Он мог бы сказать, что ему нечего делать в замусоренной холостяцкой берлоге, которая называется его квартирой, куда не заглядывает солнце и где никогда не пахнет картофельным супом, но Гущин все понял и без объяснений.
— Хорошо, — сказал он, — оставайтесь. Но случай вам сегодня достанется простой и совершенно легальный. Можно сказать, прогуляетесь по тюремному дворику.
* * *
Подвал или катакомбы, серая мгла, под ногами хрусткая пыль, с низкого потолка свисают лохмотья паутины. Очень много паутины, по всему видать, пациент страдает арахнофобией. Случай простой, достаточно показать пациенту, что жуткий паук уязвим, с ним можно биться и в конце концов расправиться, и кошмары больше не вернутся. Хотя паук может — и даже должен! — быть ядовит. Так что чепчиками его не закидаешь и шапки в воздух бросать рано.
— Меня подожди!
Игнат обернулся и увидал Лиду. Девочка подбежала и остановилась рядом с Игнатом, отдыхиваясь и часто шмыгая носом. В руке была знакомая деревянная сабля.
— Думал, я тебя не найду, да?
— Зачем ты здесь? Тут опасно. Я сейчас на работе, а потом приду к тебе.
— Я с тобой, — твердо заявила Лида. Она оглядела темный подвал и добавила: — Ничего себе работа у тебя! Тут знаешь сколько мыть нужно, пока чисто станет? Вот погоди, я ведро принесу и половую тряпку. Думаешь, я пол мыть не умею? А паутину веником обмету.
— Тихо! — шикнул Игнат, вскинув самострел.

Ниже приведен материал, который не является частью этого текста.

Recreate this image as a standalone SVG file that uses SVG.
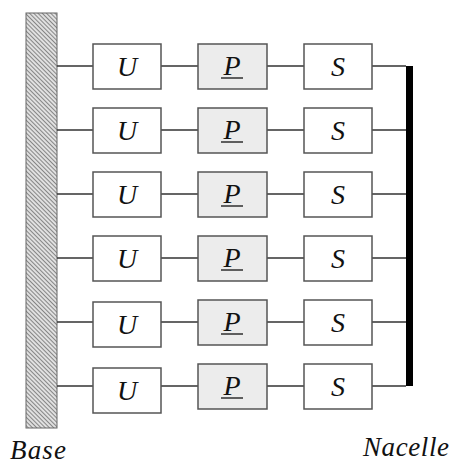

Прямо перед ними стена взбугрилась воспаленным фурункулом, и оттуда полез огромный, Игнату по плечо, паук. Тварь замерла, выбирая добычу, и, как обычно, мгновение безудержного страха растянулось, заливая душу липким холодом. Немногие бойцы способны противостоять первобытному ужасу. И если хоть тень сомнения окажется в душе, победа будет за монстром.
Игнат навел самострел, но прежде, чем серебряная игла сорвалась в полет, между охотником и зверем возникла Лида.
— Не тронь Шурку! — крикнула она и ткнула деревянной саблей, распоров паучье брюхо.